Return only those lines from the line containing "Emit a Python" to the line containing "ax.add_line(Line2D([p[0], q[0]], [p[1], q[1]], **kw))", both included, and please omit the pictures.

★ ★ ★ ★

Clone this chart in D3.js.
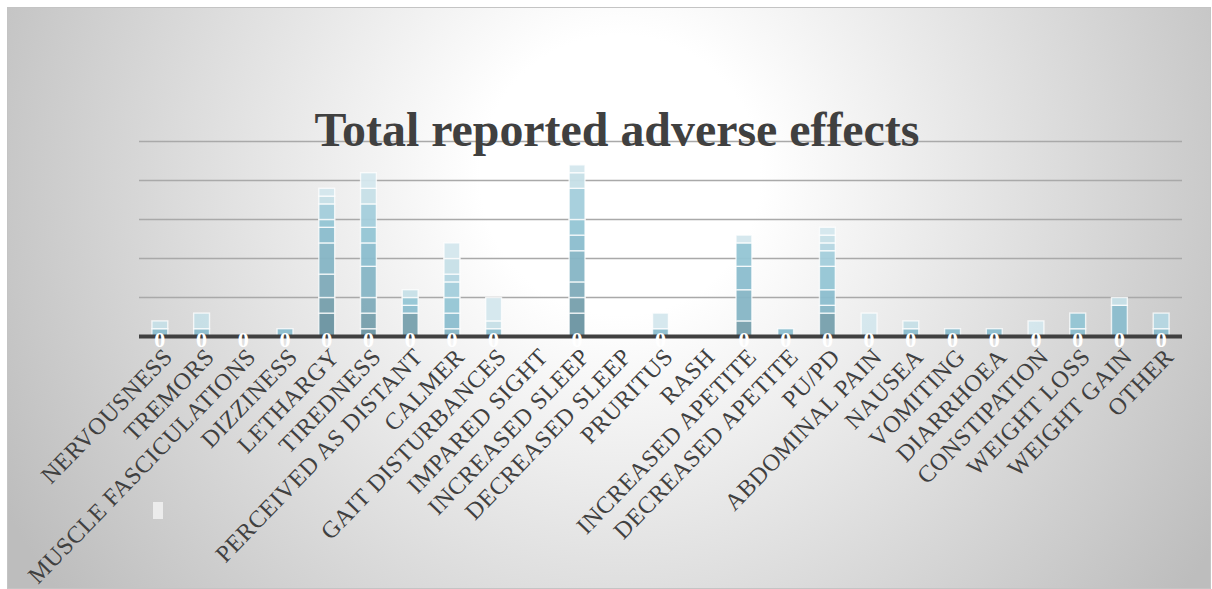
<!DOCTYPE html>
<html><head><meta charset="utf-8">
<script src="https://cdn.jsdelivr.net/npm/d3@7"></script>
<style>html,body{margin:0;padding:0;background:#fff;}svg{display:block;}</style>
</head><body>
<svg id="c" width="1212" height="589"></svg>
<script>
const categories = ["NERVOUSNESS","TREMORS","MUSCLE FASCICULATIONS","DIZZINESS","LETHARGY","TIREDNESS","PERCEIVED AS DISTANT","CALMER","GAIT DISTURBANCES","IMPARED SIGHT","INCREASED SLEEP","DECREASED SLEEP","PRURITUS","RASH","INCREASED APETITE","DECREASED APETITE","PU/PD","ABDOMINAL PAIN","NAUSEA","VOMITING","DIARRHOEA","CONSTIPATION","WEIGHT LOSS","WEIGHT GAIN","OTHER"];
const s0 = [0,0,0,0,3,1,0,0,0,0,3,0,0,0,0,0,0,0,0,0,0,0,0,0,0];
const s1 = [0,0,0,0,2,2,3,0,0,0,2,0,0,0,2,0,3,0,0,0,0,0,0,0,0];
const s2 = [0,0,0,0,3,2,0,0,0,0,2,0,0,0,0,0,0,0,0,0,0,0,0,0,0];
const s3 = [0,0,0,0,4,4,0,1,0,0,4,0,0,0,4,0,1,0,0,0,0,0,0,0,0];
const s4 = [1,1,0,1,2,3,1,2,1,0,2,0,1,0,3,1,2,0,1,1,1,0,1,4,1];
const s5 = [0,0,0,0,1,2,1,2,0,0,2,0,0,0,3,0,3,0,0,0,0,0,2,0,0];
const s6 = [0,0,0,0,2,3,0,2,0,0,4,0,0,0,0,0,2,0,0,0,0,0,0,0,0];
const s7 = [0,0,0,0,0,0,0,1,0,0,0,0,0,0,0,0,1,0,0,0,0,0,0,0,2];
const s8 = [1,2,0,0,1,2,1,2,1,0,2,0,0,0,0,0,1,0,1,0,0,0,0,1,0];
const s9 = [0,0,0,0,1,2,0,2,3,0,1,0,2,0,1,0,1,3,0,0,0,2,0,0,0];
const seriesList = [s0,s1,s2,s3,s4,s5,s6,s7,s8,s9];
const seriesColors = ["#6a93a1","#769fac","#80abb9","#86b5c5","#8bbdcd","#94c5d4","#a3cedb","#b4d6e1","#c6dfe7","#d4e7ed"];
const zeroLabels = ["0","0","0","0","0","0","0","0","0","","0","","0","","0","0","0","0","0","0","0","0","0","0","0"];
const yTicks = [0,5,10,15,20,25];
const titleText = "Total reported adverse effects";

const svg = d3.select("#c");
const defs = svg.append("defs");
const grad = defs.append("radialGradient").attr("id","bg").attr("gradientUnits","userSpaceOnUse")
  .attr("cx",620).attr("cy",175).attr("r",700);
grad.append("stop").attr("offset","0").attr("stop-color","#ffffff");
grad.append("stop").attr("offset","0.2").attr("stop-color","#ffffff");
grad.append("stop").attr("offset","1").attr("stop-color","#bdbdbd");

svg.append("rect").attr("x",7.5).attr("y",7.5).attr("width",1203).attr("height",581)
  .attr("fill","url(#bg)").attr("stroke","#c4c4c4").attr("stroke-width",1);

const x = d3.scaleBand().domain(categories).range([139,1182]).paddingInner(0.62).paddingOuter(0.31);
const y = d3.scaleLinear().domain([0,25]).range([336.5,141.5]);

// gridlines
svg.append("g").selectAll("line").data(yTicks.filter(d=>d>0)).join("line")
  .attr("x1",139).attr("x2",1182).attr("y1",d=>y(d)).attr("y2",d=>y(d))
  .attr("stroke","#a9a9a9").attr("stroke-width",1.5);

// title
const title = svg.append("text").attr("x",617).attr("y",146).attr("text-anchor","middle")
  .attr("font-family","'Liberation Serif','Times New Roman',serif").attr("font-weight","bold")
  .attr("font-size",48).attr("fill","#404040").text(titleText);
const tl = title.node().getComputedTextLength();
title.attr("font-size", 48*605/tl);

// stacked bars
const rows = categories.map((c,i)=>{const o={cat:c}; seriesList.forEach((s,k)=>o["s"+k]=s[i]); return o;});
const keys = seriesList.map((s,k)=>"s"+k);
const stacked = d3.stack().keys(keys)(rows);
const gBars = svg.append("g");
stacked.forEach((layer,k)=>{
  gBars.append("g").attr("fill",seriesColors[k]).selectAll("rect")
    .data(layer.filter(d=>d[1]-d[0]>0)).join("rect")
    .attr("x",d=>x(d.data.cat)).attr("width",x.bandwidth())
    .attr("y",d=>y(d[1])).attr("height",d=>y(d[0])-y(d[1]))
    .attr("fill-opacity",0.95)
    .attr("stroke","#ffffff").attr("stroke-opacity",0.75).attr("stroke-width",1.4);
});

// baseline axis
svg.append("line").attr("x1",139).attr("x2",1182).attr("y1",y(0)).attr("y2",y(0))
  .attr("stroke","#404040").attr("stroke-width",4);

// category labels
svg.append("g").selectAll("text").data(categories).join("text")
  .attr("transform",d=>`translate(${x(d)+x.bandwidth()/2+14},${358}) rotate(-46)`)
  .attr("text-anchor","end")
  .attr("font-family","'Liberation Serif','Times New Roman',serif").attr("font-size",24)
  .attr("letter-spacing",0.6)
  .attr("fill","#404040").text(d=>d);

// zero labels
svg.append("g").selectAll("text").data(categories).join("text")
  .attr("x",d=>x(d)+x.bandwidth()/2).attr("y",347).attr("text-anchor","middle")
  .attr("font-family","'Liberation Serif',serif").attr("font-weight","bold").attr("font-size",22)
  .attr("fill","#ffffff").text((d,i)=>zeroLabels[i]);

// legend swatch
svg.append("rect").attr("x",153).attr("y",502).attr("width",10).attr("height",17).attr("fill","#ececec");
</script>
</body></html>
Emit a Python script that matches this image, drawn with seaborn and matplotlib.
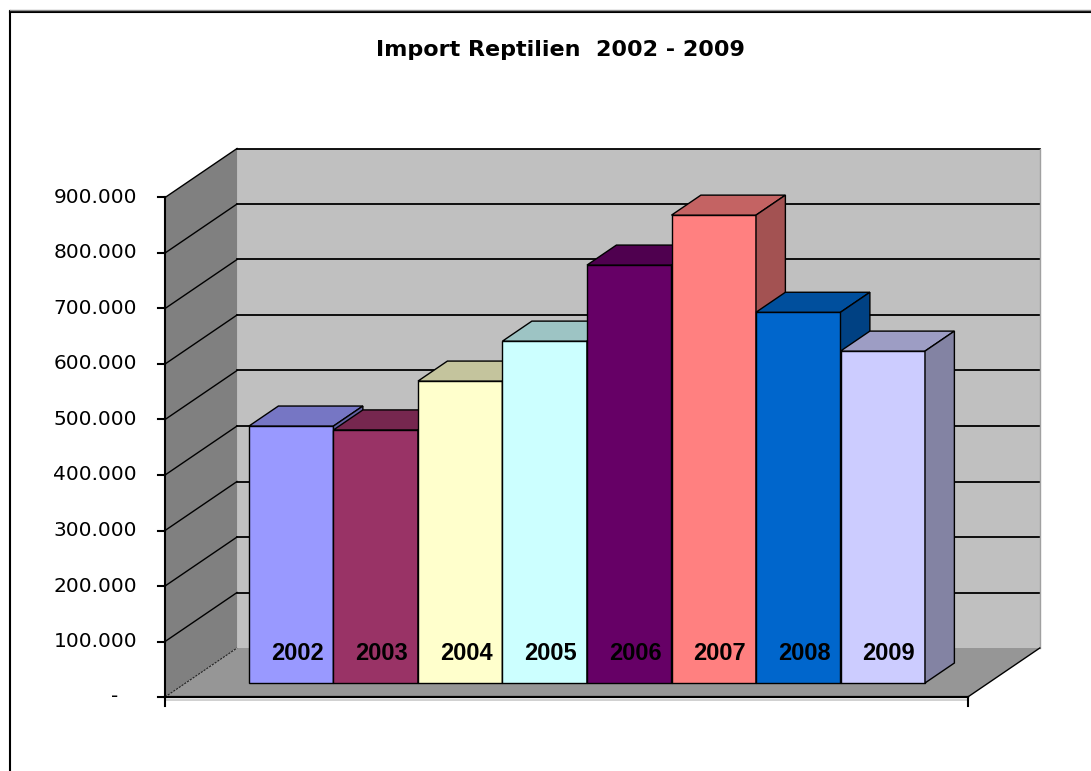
import matplotlib
matplotlib.use("Agg")
import matplotlib.pyplot as plt
import matplotlib.colors as mcolors
from matplotlib.patches import Polygon
from matplotlib.lines import Line2D
import seaborn as sns

# Data
years = ["2002", "2003", "2004", "2005", "2006", "2007", "2008", "2009"]
imports = [463000, 456000, 544000, 616000, 753000, 843000, 668000, 598000]
bar_colors = ["#9999FF", "#993366", "#FFFFCC", "#CCFFFF",
              "#660066", "#FF8080", "#0066CC", "#CCCCFF"]
tick_values = [0, 100000, 200000, 300000, 400000, 500000,
               600000, 700000, 800000, 900000]
tick_labels = ["-   ", "100.000", "200.000", "300.000", "400.000", "500.000",
               "600.000", "700.000", "800.000", "900.000"]
title = "Import Reptilien  2002 - 2009"

W, H, DPI = 1091, 771, 100
fig = plt.figure(figsize=(W / DPI, H / DPI), dpi=DPI)
ax = fig.add_axes([0, 0, 1, 1])

# front faces of the bars
sns.barplot(x=years, y=imports, hue=years, palette=bar_colors, saturation=1,
            width=1.0, edgecolor="black", linewidth=1.0, legend=False, ax=ax)

# pixel layout of the bar front plane
cat_px = 84.5               # px per category
val_px = 55.5 / 100000      # px per value unit
left_px, base_px = 249, 88
ax.set_xlim(-0.5 - left_px / cat_px, -0.5 + (W - left_px) / cat_px)
ax.set_ylim(-base_px / val_px, (H - base_px) / val_px)
ax.axis("off")

# oblique depth direction (full depth = 72 px right, 49 px up)
DX = 72 / cat_px
DY = 49 / val_px
z_front, z_bar, z_back = -14 / 49, 20 / 49, 35 / 49
x_lo, x_hi = -1.25, len(years) - 0.5 + 0.75
vmax = tick_values[-1]


def P(x, y, z):
    return (x + z * DX, y + z * DY)


def shade(c, f):
    return tuple(f * v for v in mcolors.to_rgb(c))


def seg(p, q, **kw):
    ax.add_line(Line2D([p[0], q[0]], [p[1], q[1]], **kw))


# walls and floor
ax.add_patch(Polygon([P(x_lo, 0, z_back), P(x_hi, 0, z_back),
                      P(x_hi, vmax, z_back), P(x_lo, vmax, z_back)],
                     fc="#C0C0C0", ec="none", zorder=1))
ax.add_patch(Polygon([P(x_lo, 0, z_front), P(x_lo, 0, z_back),
                      P(x_lo, vmax, z_back), P(x_lo, vmax, z_front)],
                     fc="#808080", ec="none", zorder=1))
ax.add_patch(Polygon([P(x_lo, 0, z_front), P(x_hi, 0, z_front),
                      P(x_hi, 0, z_back), P(x_lo, 0, z_back)],
                     fc="#969696", ec="none", zorder=2))

for v in tick_values[1:]:
    seg(P(x_lo, v, z_back), P(x_hi, v, z_back), color="black", lw=1.3, zorder=1.5)
    seg(P(x_lo, v, z_front), P(x_lo, v, z_back), color="black", lw=1.0, zorder=1.5)
seg(P(x_lo, 0, z_front), P(x_lo, 0, z_back), color="#202020", lw=0.8,
    ls=(0, (2, 1)), zorder=3)
seg(P(x_hi, 0, z_back), P(x_hi, vmax, z_back), color="#A0A0A0", lw=1.0, zorder=1.5)

# 3D bars: top and side faces
for i, (patch, v, c) in enumerate(zip(ax.patches, imports, bar_colors)):
    patch.set_zorder(10 + i)
    ax.add_patch(Polygon([P(i - 0.5, v, 0), P(i + 0.5, v, 0),
                          P(i + 0.5, v, z_bar), P(i - 0.5, v, z_bar)],
                         fc=shade(c, 0.77), ec="black", lw=1.0, zorder=10 + i))
    ax.add_patch(Polygon([P(i + 0.5, 0, 0), P(i + 0.5, 0, z_bar),
                          P(i + 0.5, v, z_bar), P(i + 0.5, v, 0)],
                         fc=shade(c, 0.64), ec="black", lw=1.0, zorder=10 + i))
    ax.text(i + 0.07, 54000, years[i], ha="center", va="center",
            fontsize=17, fontweight="bold",
            family=["Liberation Sans", "DejaVu Sans"], zorder=30)

# value axis on the front edge of the left wall
seg(P(x_lo, 0, z_front), P(x_lo, vmax, z_front), color="black", lw=1.5, zorder=25)
tick_dx = 7 / cat_px
lab_dx = 28 / cat_px
for v, lab in zip(tick_values, tick_labels):
    px, py = P(x_lo, v, z_front)
    seg((px - tick_dx, py), (px, py), color="black", lw=1.5, zorder=25)
    ax.text(px - lab_dx, py, lab, ha="right", va="center", fontsize=14.5,
            family="DejaVu Sans", zorder=25)

# floor front edge and category axis
drop = 9 / val_px
f0 = P(x_lo, 0, z_front)
f1 = P(x_hi, 0, z_front)
seg((f0[0], f0[1] - 2.5 / val_px), (f1[0], f1[1] - 2.5 / val_px),
    color="#C8C8C8", lw=1.2, zorder=24)
seg(f0, f1, color="black", lw=1.6, zorder=25)
seg(f1, P(x_hi, 0, z_back), color="black", lw=1.0, zorder=25)
seg(f0, (f0[0], f0[1] - drop), color="black", lw=1.5, zorder=25)
seg(f1, (f1[0], f1[1] - drop), color="black", lw=1.5, zorder=25)

# title
fig.text(560 / W, 1 - 50 / H, title, ha="center", va="center",
         fontsize=16, fontweight="bold", family="DejaVu Sans")

# chart area border (left and top)
fig.add_artist(Line2D([9.5 / W, 9.5 / W], [0, 1 - 11 / H],
                      transform=fig.transFigure, color="black", lw=1.5))
fig.add_artist(Line2D([9.5 / W, 1], [1 - 11.5 / H, 1 - 11.5 / H],
                      transform=fig.transFigure, color="black", lw=1.5))
fig.add_artist(Line2D([9.5 / W, 1], [1 - 10 / H, 1 - 10 / H],
                      transform=fig.transFigure, color="#909090", lw=1.0))

fig.savefig("out.png", dpi=DPI)
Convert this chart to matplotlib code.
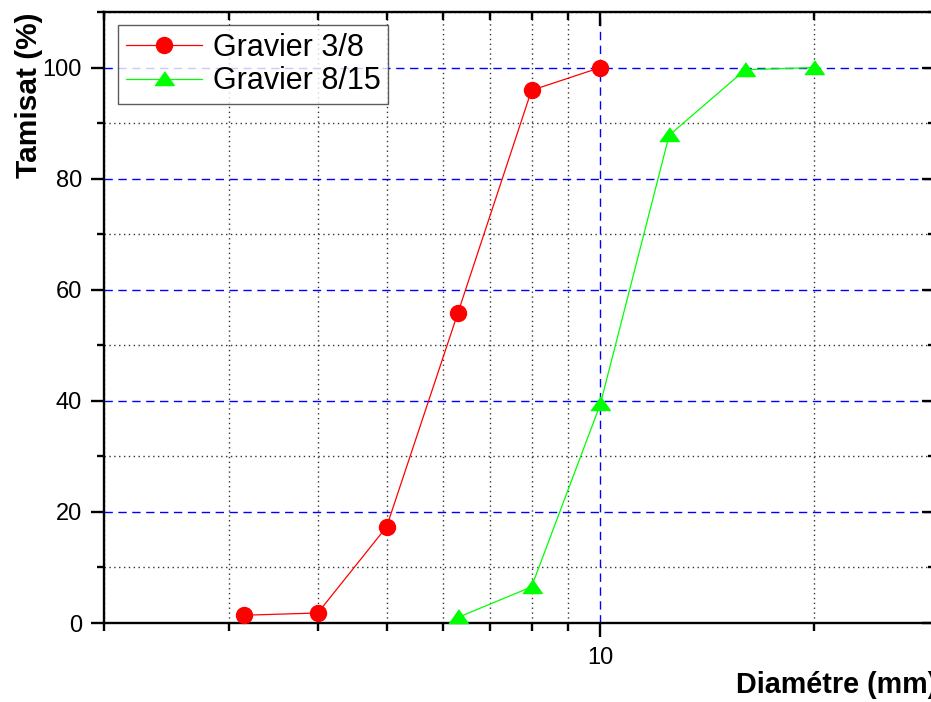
import matplotlib
matplotlib.use("Agg")
import matplotlib.pyplot as plt
from matplotlib.ticker import FixedLocator, NullFormatter, FixedFormatter

plt.rcParams['font.family'] = ['Liberation Sans', 'DejaVu Sans']

# sieve sizes (mm) and passing (%)
d_38 = [3.15, 4, 5, 6.3, 8, 10]
p_38 = [1.4, 1.8, 17.3, 55.8, 95.9, 100]
d_815 = [6.3, 8, 10, 12.5, 16, 20]
p_815 = [1.0, 6.5, 39.4, 87.8, 99.6, 100]

W, H = 931, 702
fig = plt.figure(figsize=(W / 100, H / 100), dpi=100)
ax = fig.add_axes([104 / W, 79 / H, (935 - 104) / W, (690 - 79) / H])
ax.set_xscale('log')
ax.set_xlim(2, 29.6)
ax.set_ylim(0, 110)

# grid
ax.xaxis.set_major_locator(FixedLocator([10]))
ax.xaxis.set_minor_locator(FixedLocator([2, 3, 4, 5, 6, 7, 8, 9, 20]))
ax.xaxis.set_major_formatter(FixedFormatter(['10']))
ax.xaxis.set_minor_formatter(NullFormatter())
ax.yaxis.set_major_locator(FixedLocator([0, 20, 40, 60, 80, 100]))
ax.yaxis.set_minor_locator(FixedLocator([10, 30, 50, 70, 90, 110]))

ax.grid(True, which='major', color='#0000ff', ls=(0, (6, 4)), lw=1.0)
ax.grid(True, which='minor', color='#333333', ls=(0, (1, 2.5)), lw=1.0)
ax.set_axisbelow(True)

tri = [(-1, -0.62), (1, -0.62), (0, 0.8)]
ax.plot(d_38, p_38, color='#ff0000', lw=0.9, marker='o', ms=11.5,
        mec='#ff0000', mfc='#ff0000', label='Gravier 3/8', clip_on=False, zorder=3)
ax.plot(d_815, p_815, color='#00ff00', lw=0.9, marker=tri, ms=14,
        mec='#00ff00', mfc='#00ff00', label='Gravier 8/15', clip_on=False, zorder=3)

for s in ax.spines.values():
    s.set_linewidth(1.7)

ax.tick_params(axis='both', which='both', labelsize=17, width=1.7)
ax.tick_params(axis='x', which='major', direction='out', length=10, pad=7)
ax.tick_params(axis='x', which='minor', direction='out', length=6)
ax.tick_params(axis='y', which='major', direction='out', length=9.5, pad=6.5)
ax.tick_params(axis='y', which='minor', direction='out', length=5)

ax.tick_params(top=True, right=True, which='both')
# top / right ticks point inward
for t in ax.xaxis.get_major_ticks() + ax.xaxis.get_minor_ticks():
    t.tick2line.set_marker(matplotlib.lines.TICKDOWN)
for t in ax.yaxis.get_major_ticks() + ax.yaxis.get_minor_ticks():
    t.tick2line.set_marker(matplotlib.lines.TICKLEFT)

leg = ax.legend(loc='upper left', bbox_to_anchor=(14 / 831, 1 - 13 / 611),
                fontsize=22, frameon=True, fancybox=False, borderpad=0.25,
                handlelength=2.5, handletextpad=0.35, labelspacing=0.12,
                borderaxespad=0)
leg.get_frame().set_edgecolor('#333333')
leg.get_frame().set_linewidth(1.0)

fig.text(29 / W, 1 - 12 / H, 'Tamisat (%)', rotation=90, fontsize=21.5,
         fontweight='bold', ha='center', va='top')
fig.text(736 / W, 1 - 685 / H, 'Diamétre (mm)', fontsize=20.7,
         fontweight='bold', ha='left', va='center')

fig.savefig('out.png', dpi=100)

★ ★ ★ ★

• [Output below]
Emit a Python script that matches this image, drawn with seaborn and matplotlib.
import matplotlib
matplotlib.use("Agg")
import matplotlib.pyplot as plt
import matplotlib.colors as mcolors
from matplotlib.patches import Polygon
from matplotlib.lines import Line2D
import seaborn as sns

# Data
years = ["2002", "2003", "2004", "2005", "2006", "2007", "2008", "2009"]
imports = [463000, 456000, 544000, 616000, 753000, 843000, 668000, 598000]
bar_colors = ["#9999FF", "#993366", "#FFFFCC", "#CCFFFF",
              "#660066", "#FF8080", "#0066CC", "#CCCCFF"]
tick_values = [0, 100000, 200000, 300000, 400000, 500000,
               600000, 700000, 800000, 900000]
tick_labels = ["-   ", "100.000", "200.000", "300.000", "400.000", "500.000",
               "600.000", "700.000", "800.000", "900.000"]
title = "Import Reptilien  2002 - 2009"

W, H, DPI = 1091, 771, 100
fig = plt.figure(figsize=(W / DPI, H / DPI), dpi=DPI)
ax = fig.add_axes([0, 0, 1, 1])

# front faces of the bars
sns.barplot(x=years, y=imports, hue=years, palette=bar_colors, saturation=1,
            width=1.0, edgecolor="black", linewidth=1.0, legend=False, ax=ax)

# pixel layout of the bar front plane
cat_px = 84.5               # px per category
val_px = 55.5 / 100000      # px per value unit
left_px, base_px = 249, 88
ax.set_xlim(-0.5 - left_px / cat_px, -0.5 + (W - left_px) / cat_px)
ax.set_ylim(-base_px / val_px, (H - base_px) / val_px)
ax.axis("off")

# oblique depth direction (full depth = 72 px right, 49 px up)
DX = 72 / cat_px
DY = 49 / val_px
z_front, z_bar, z_back = -14 / 49, 20 / 49, 35 / 49
x_lo, x_hi = -1.25, len(years) - 0.5 + 0.75
vmax = tick_values[-1]


def P(x, y, z):
    return (x + z * DX, y + z * DY)


def shade(c, f):
    return tuple(f * v for v in mcolors.to_rgb(c))


def seg(p, q, **kw):
    ax.add_line(Line2D([p[0], q[0]], [p[1], q[1]], **kw))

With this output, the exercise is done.